On sait que le droit nouveau issu de la réforme du droit des obligations vient nettement rompre, au moins par sa formulation, avec le droit ancien. Désormais, le nouvel article 1347, alinéa 2, du code civil impose que la compensation soit invoquée pour opérer l’extinction simultanée des obligations réciproques. Mais l’effet rétroactif qu’elle vient produire « à la date ou ses conditions se trouvent réunies » peut réduire à peu de choses le changement intervenu au lendemain de la réforme du droit des obligations pour certains auteurs (v. not., M. Julienne, Régime général des obligations, op. cit., p. 402, n° 610).

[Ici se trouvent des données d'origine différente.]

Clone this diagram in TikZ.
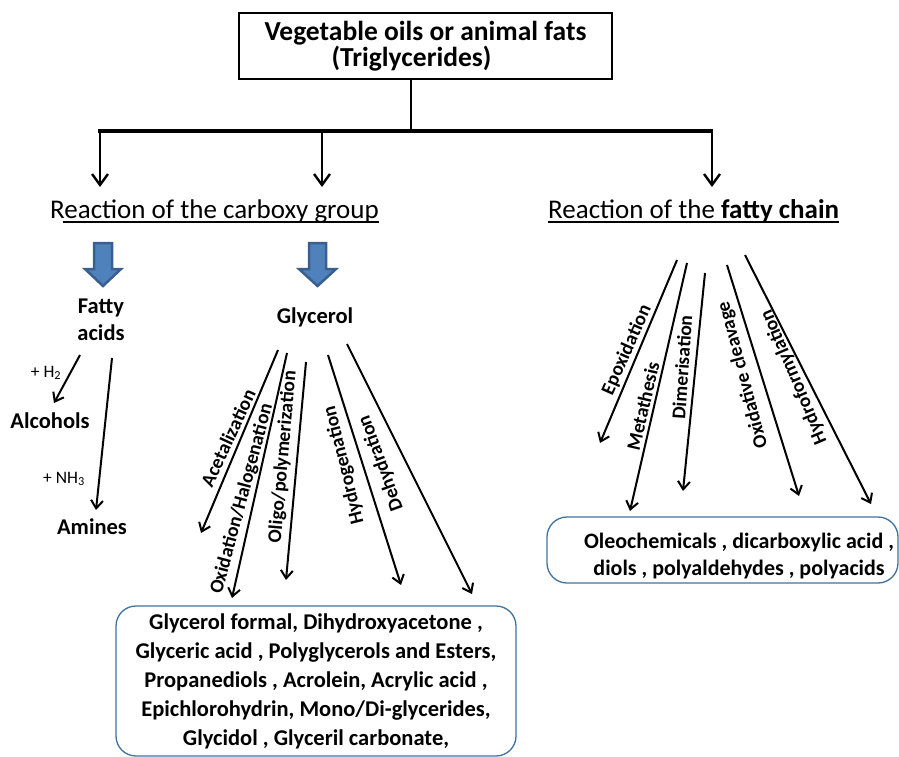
\documentclass[tikz,border=0pt]{standalone}
\usepackage{fontspec}
\setmainfont{Carlito}
\usetikzlibrary{arrows.meta}
\definecolor{boxblue}{HTML}{41719C}
\definecolor{arrfill}{HTML}{4F81BD}
\definecolor{arrdraw}{HTML}{3A5F8F}
\begin{document}
\begin{tikzpicture}[x=1pt,y=-1pt,
  mainarrow/.style={line width=2.4pt,-{Straight Barb[length=11pt,width=16pt,line width=2.4pt]}},
  fanarrow/.style={line width=2pt,-{Straight Barb[length=8pt,width=12pt,line width=2pt]}},
  boldtext/.style={font=\fontsize{22.5}{27}\selectfont\bfseries,inner sep=0pt},
  lbl/.style={font=\fontsize{19.5}{22}\selectfont\bfseries,inner sep=0pt},
  heading/.style={font=\fontsize{27}{30}\selectfont,inner sep=0pt,anchor=base west},
  smalltext/.style={font=\fontsize{17.5}{20}\selectfont,inner sep=0pt},
  blockarrow/.style={fill=arrfill,draw=arrdraw,line width=2.5pt,line join=miter},
  resultbox/.style={draw=boxblue,line width=1.3pt,rounded corners=20pt}
]
\useasboundingbox (0,0) rectangle (899,757);

% top box
\node[draw,line width=2.5pt,minimum width=373pt,minimum height=66pt,inner sep=0pt,
      align=center,font=\fontsize{27.5}{26}\selectfont\bfseries] (top) at (425.5,46)
  {Vegetable oils or animal fats\\\hspace*{-28pt}(Triglycerides)};

% hub and bar
\coordinate (hub) at (411,131);
\coordinate (barL) at (98,131);
\coordinate (barR) at (713,131);
\draw[line width=2.5pt] (top.south -| hub) -- (hub);
\draw[line width=4.5pt] (barL) -- (barR);
\coordinate (s1) at (100,131);
\coordinate (s2) at (322,131);
\coordinate (s3) at (712,131);
\coordinate (e1) at (100,187);
\coordinate (e2) at (322,187);
\coordinate (e3) at (712,187);
\draw[mainarrow] (s1) -- (e1);
\draw[mainarrow] (s2) -- (e2);
\draw[mainarrow] (s3) -- (e3);

% headings
\node[heading] (carb) at (50,218) {Reaction of the carboxy group};
\node[heading] (fatty) at (548,218) {Reaction of the \textbf{fatty chain}};
\draw[line width=2pt] ([xshift=13pt,yshift=-4pt]carb.base west) -- ([yshift=-4pt]carb.base east);
\draw[line width=2pt] ([yshift=-4pt]fatty.base west) -- ([yshift=-4pt]fatty.base east);

% block arrows
\draw[blockarrow] (94,243) -- (112,243) -- (112,269) -- (121,269) -- (103,286) -- (85,269) -- (94,269) -- cycle;
\draw[blockarrow] (309,243) -- (326,243) -- (326,269) -- (336,269) -- (317.5,286) -- (299,269) -- (309,269) -- cycle;

% fatty acids branch
\node[boldtext,align=center] (fa) at (101,320) {Fatty\\acids};
\node[boldtext] (alc) at (50,421) {Alcohols};
\node[boldtext] (am) at (92,527) {Amines};
\coordinate (fa1) at (80,355);
\coordinate (fa2) at (112,358);
\coordinate (alcT) at (54,403);
\coordinate (amT) at (96,510);
\draw[fanarrow] (fa1) -- (alcT);
\draw[fanarrow] (fa2) -- (amT);
\node[smalltext] (h2) at (46,373) {+ H\textsubscript{2}};
\node[smalltext] (nh3) at (64,479) {+ NH\textsubscript{3}};

% glycerol branch
\node[boldtext] (gly) at (315,317) {Glycerol};
\coordinate (g1s) at (278,350); \coordinate (g1e) at (201,533);
\coordinate (g2s) at (287,353); \coordinate (g2e) at (232,598);
\coordinate (g3s) at (306,362); \coordinate (g3e) at (286,580);
\coordinate (g4s) at (328,355); \coordinate (g4e) at (401,585);
\coordinate (g5s) at (347,344); \coordinate (g5e) at (472,594);
\draw[fanarrow] (g1s) -- (g1e);
\draw[fanarrow] (g2s) -- (g2e);
\draw[fanarrow] (g3s) -- (g3e);
\draw[fanarrow] (g4s) -- (g4e);
\draw[fanarrow] (g5s) -- (g5e);
\node[lbl,rotate=65] (l1) at (228,438) {Acetalization};
\node[lbl,rotate=75] (l2) at (242,499) {Oxidation/Halogenation};
\node[lbl,rotate=85] (l3) at (283,457) {Oligo/polymerization};
\node[lbl,rotate=104] (l4) at (344,465) {Hydrogenation};
\node[lbl,rotate=110] (l5) at (381,463) {Dehydration};

\node[resultbox,minimum width=400pt,minimum height=150pt,align=center,
      font=\fontsize{22.5}{29}\selectfont\bfseries] (gbox) at (316,681)
  {Glycerol formal, Dihydroxyacetone ,\\
   Glyceric acid , Polyglycerols and Esters,\\
   Propanediols , Acrolein, Acrylic acid ,\\
   Epichlorohydrin, Mono/Di-glycerides,\\
   Glycidol , Glyceril carbonate,};

% fatty chain branch
\coordinate (f1s) at (677,260); \coordinate (f1e) at (600,443);
\coordinate (f2s) at (687,263); \coordinate (f2e) at (630,511);
\coordinate (f3s) at (705,273); \coordinate (f3e) at (683,491);
\coordinate (f4s) at (727,265); \coordinate (f4e) at (799,496);
\coordinate (f5s) at (745,255); \coordinate (f5e) at (871,504);
\draw[fanarrow] (f1s) -- (f1e);
\draw[fanarrow] (f2s) -- (f2e);
\draw[fanarrow] (f3s) -- (f3e);
\draw[fanarrow] (f4s) -- (f4e);
\draw[fanarrow] (f5s) -- (f5e);
\node[lbl,rotate=66] (m1) at (627,350) {Epoxidation};
\node[lbl,rotate=77] (m2) at (643,406) {Metathesis};
\node[lbl,rotate=86] (m3) at (682,367) {Dimerisation};
\node[lbl,rotate=105] (m4) at (743,375) {Oxidative cleavage};
\node[lbl,rotate=113] (m5) at (794,377) {Hydroformylation};

\node[resultbox,minimum width=351pt,minimum height=66pt] (fbox) at (722.5,550) {};
\node[font=\fontsize{22}{27}\selectfont\bfseries,align=center,inner sep=0pt] (ftext) at (739,556)
  {Oleochemicals , dicarboxylic acid ,\\diols , polyaldehydes , polyacids};
\end{tikzpicture}
\end{document}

Voici donc une solution intéressante, probablement encore plus passionnante en raison de la rareté de la thématique devant la Cour de cassation elle-même. Sa portée n’en reste pas moins finalement assez limitée car le droit nouveau vient régler la question en prévoyant la nécessité d’invoquer la compensation pour qu’elle puisse produire ses effets avec une rétroactivité au jour de la réunion de ses conditions. Cet effet de cliquet de la compensation évite ainsi, finalement assez judicieusement, des débats âpres où des interprétations plurielles s’affrontaient en raison d’une formulation malheureuse de l’ancien article 1290 du code civil.
Le droit fiscal offre, dans cette perspective, une belle décision mettant en mouvement ce mécanisme précieux du régime général de l’obligation qu’est la compensation légale.